- Data listing -
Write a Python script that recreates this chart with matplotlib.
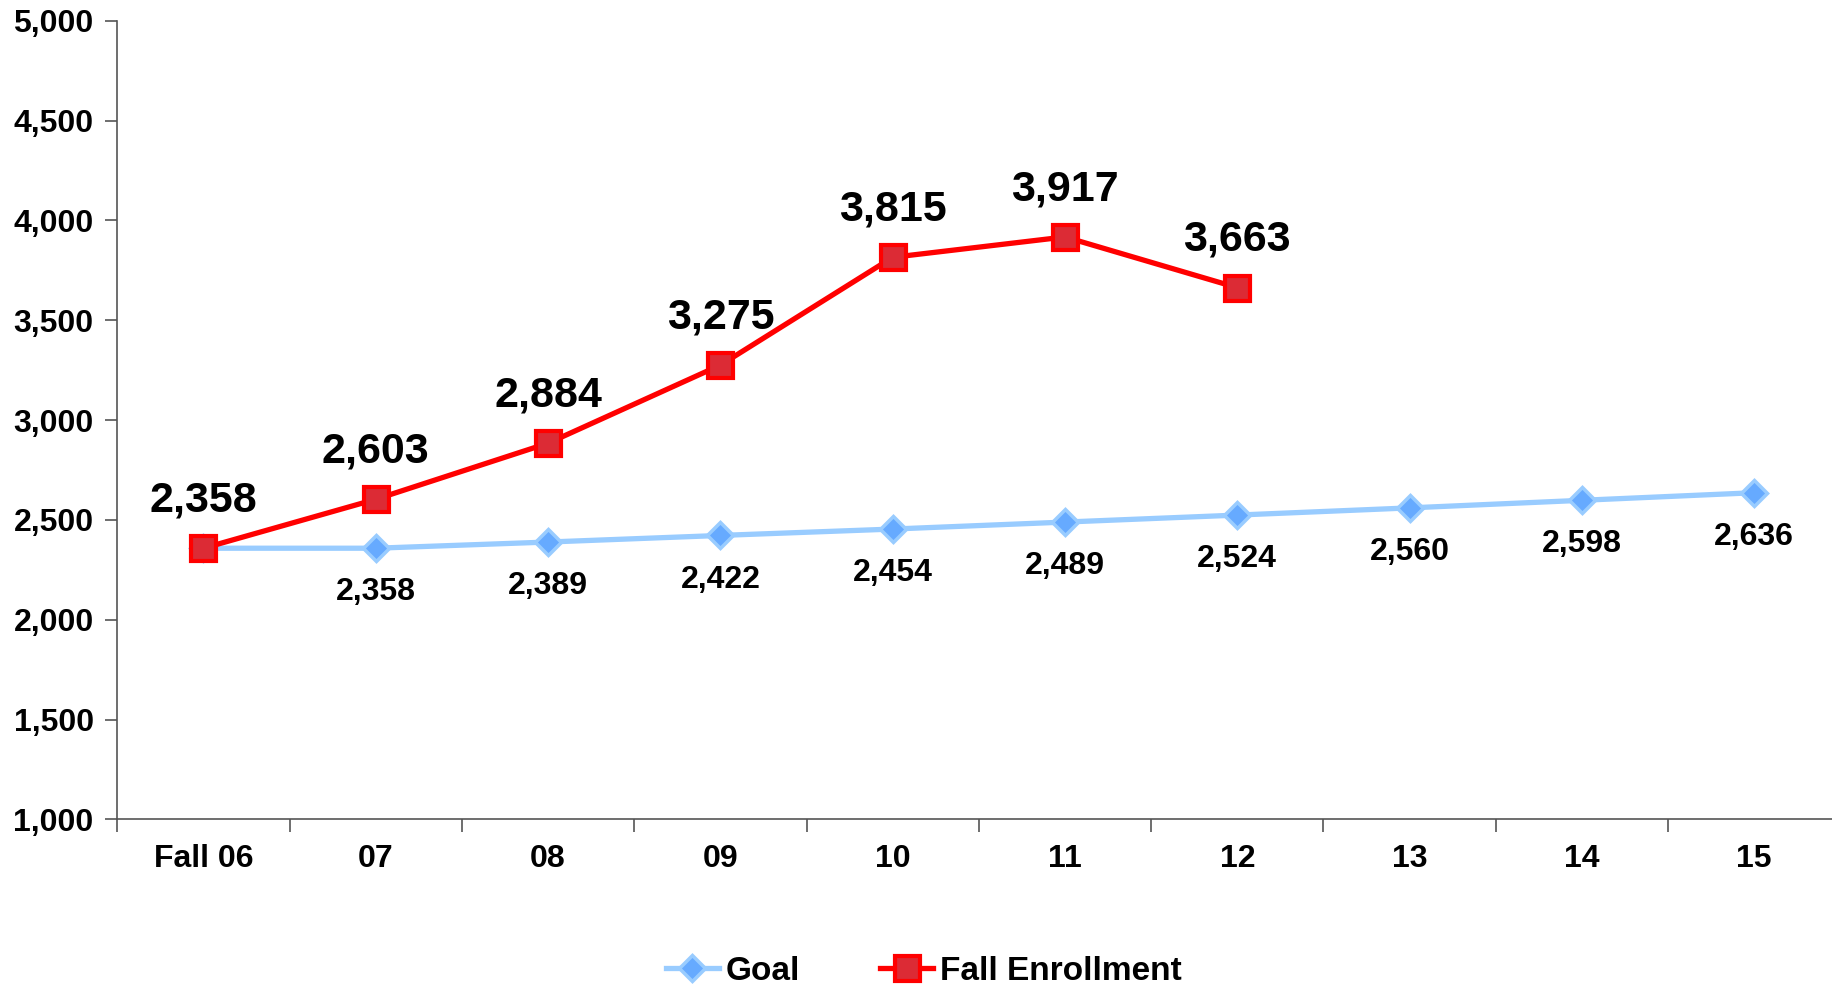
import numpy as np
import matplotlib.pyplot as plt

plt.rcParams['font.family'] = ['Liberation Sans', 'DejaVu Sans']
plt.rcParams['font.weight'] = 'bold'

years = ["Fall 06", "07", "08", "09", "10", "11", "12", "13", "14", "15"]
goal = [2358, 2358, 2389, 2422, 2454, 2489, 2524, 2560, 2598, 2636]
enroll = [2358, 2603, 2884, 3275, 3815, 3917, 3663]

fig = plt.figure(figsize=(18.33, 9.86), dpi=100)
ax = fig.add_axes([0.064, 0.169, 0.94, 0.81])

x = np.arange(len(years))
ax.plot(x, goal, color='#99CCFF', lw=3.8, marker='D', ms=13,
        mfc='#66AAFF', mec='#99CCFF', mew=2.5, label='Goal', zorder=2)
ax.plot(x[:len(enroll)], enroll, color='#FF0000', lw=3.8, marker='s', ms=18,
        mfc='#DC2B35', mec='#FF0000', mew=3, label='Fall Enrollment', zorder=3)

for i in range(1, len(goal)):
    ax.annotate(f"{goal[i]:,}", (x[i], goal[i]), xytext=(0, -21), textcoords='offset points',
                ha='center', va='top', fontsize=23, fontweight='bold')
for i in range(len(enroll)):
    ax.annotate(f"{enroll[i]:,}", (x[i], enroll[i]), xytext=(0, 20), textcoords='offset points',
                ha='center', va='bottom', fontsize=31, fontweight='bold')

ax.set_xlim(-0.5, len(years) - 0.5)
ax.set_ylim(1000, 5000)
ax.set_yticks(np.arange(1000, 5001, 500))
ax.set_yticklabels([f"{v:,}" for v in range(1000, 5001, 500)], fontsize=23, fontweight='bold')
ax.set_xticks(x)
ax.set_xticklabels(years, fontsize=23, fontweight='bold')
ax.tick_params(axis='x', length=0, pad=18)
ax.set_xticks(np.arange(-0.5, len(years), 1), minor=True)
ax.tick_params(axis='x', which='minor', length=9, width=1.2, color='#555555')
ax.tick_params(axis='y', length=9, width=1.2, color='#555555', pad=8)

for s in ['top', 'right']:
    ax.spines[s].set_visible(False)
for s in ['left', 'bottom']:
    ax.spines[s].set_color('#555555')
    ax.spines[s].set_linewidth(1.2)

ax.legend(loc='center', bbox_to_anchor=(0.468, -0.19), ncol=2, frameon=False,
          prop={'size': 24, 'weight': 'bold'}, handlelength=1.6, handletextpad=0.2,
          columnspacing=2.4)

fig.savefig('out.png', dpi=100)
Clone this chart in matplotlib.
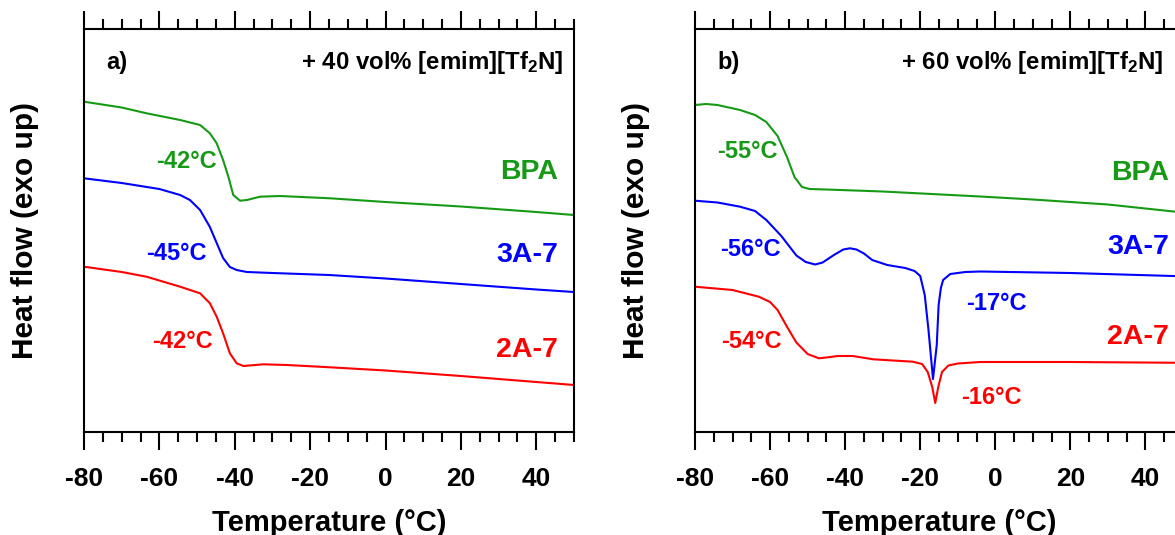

- Written task -
Reproduce the material word for word, minus the images.

- The solution -
Write a Python script that recreates this chart with matplotlib.
import numpy as np
import matplotlib.pyplot as plt

plt.rcParams['font.family'] = ['Liberation Sans', 'DejaVu Sans']
plt.rcParams['font.weight'] = 'bold'

years = ["Fall 06", "07", "08", "09", "10", "11", "12", "13", "14", "15"]
goal = [2358, 2358, 2389, 2422, 2454, 2489, 2524, 2560, 2598, 2636]
enroll = [2358, 2603, 2884, 3275, 3815, 3917, 3663]

fig = plt.figure(figsize=(18.33, 9.86), dpi=100)
ax = fig.add_axes([0.064, 0.169, 0.94, 0.81])

x = np.arange(len(years))
ax.plot(x, goal, color='#99CCFF', lw=3.8, marker='D', ms=13,
        mfc='#66AAFF', mec='#99CCFF', mew=2.5, label='Goal', zorder=2)
ax.plot(x[:len(enroll)], enroll, color='#FF0000', lw=3.8, marker='s', ms=18,
        mfc='#DC2B35', mec='#FF0000', mew=3, label='Fall Enrollment', zorder=3)

for i in range(1, len(goal)):
    ax.annotate(f"{goal[i]:,}", (x[i], goal[i]), xytext=(0, -21), textcoords='offset points',
                ha='center', va='top', fontsize=23, fontweight='bold')
for i in range(len(enroll)):
    ax.annotate(f"{enroll[i]:,}", (x[i], enroll[i]), xytext=(0, 20), textcoords='offset points',
                ha='center', va='bottom', fontsize=31, fontweight='bold')

ax.set_xlim(-0.5, len(years) - 0.5)
ax.set_ylim(1000, 5000)
ax.set_yticks(np.arange(1000, 5001, 500))
ax.set_yticklabels([f"{v:,}" for v in range(1000, 5001, 500)], fontsize=23, fontweight='bold')
ax.set_xticks(x)
ax.set_xticklabels(years, fontsize=23, fontweight='bold')
ax.tick_params(axis='x', length=0, pad=18)
ax.set_xticks(np.arange(-0.5, len(years), 1), minor=True)
ax.tick_params(axis='x', which='minor', length=9, width=1.2, color='#555555')
ax.tick_params(axis='y', length=9, width=1.2, color='#555555', pad=8)

for s in ['top', 'right']:
    ax.spines[s].set_visible(False)
for s in ['left', 'bottom']:
    ax.spines[s].set_color('#555555')
    ax.spines[s].set_linewidth(1.2)

ax.legend(loc='center', bbox_to_anchor=(0.468, -0.19), ncol=2, frameon=False,
          prop={'size': 24, 'weight': 'bold'}, handlelength=1.6, handletextpad=0.2,
          columnspacing=2.4)

fig.savefig('out.png', dpi=100)
Clone this chart in matplotlib.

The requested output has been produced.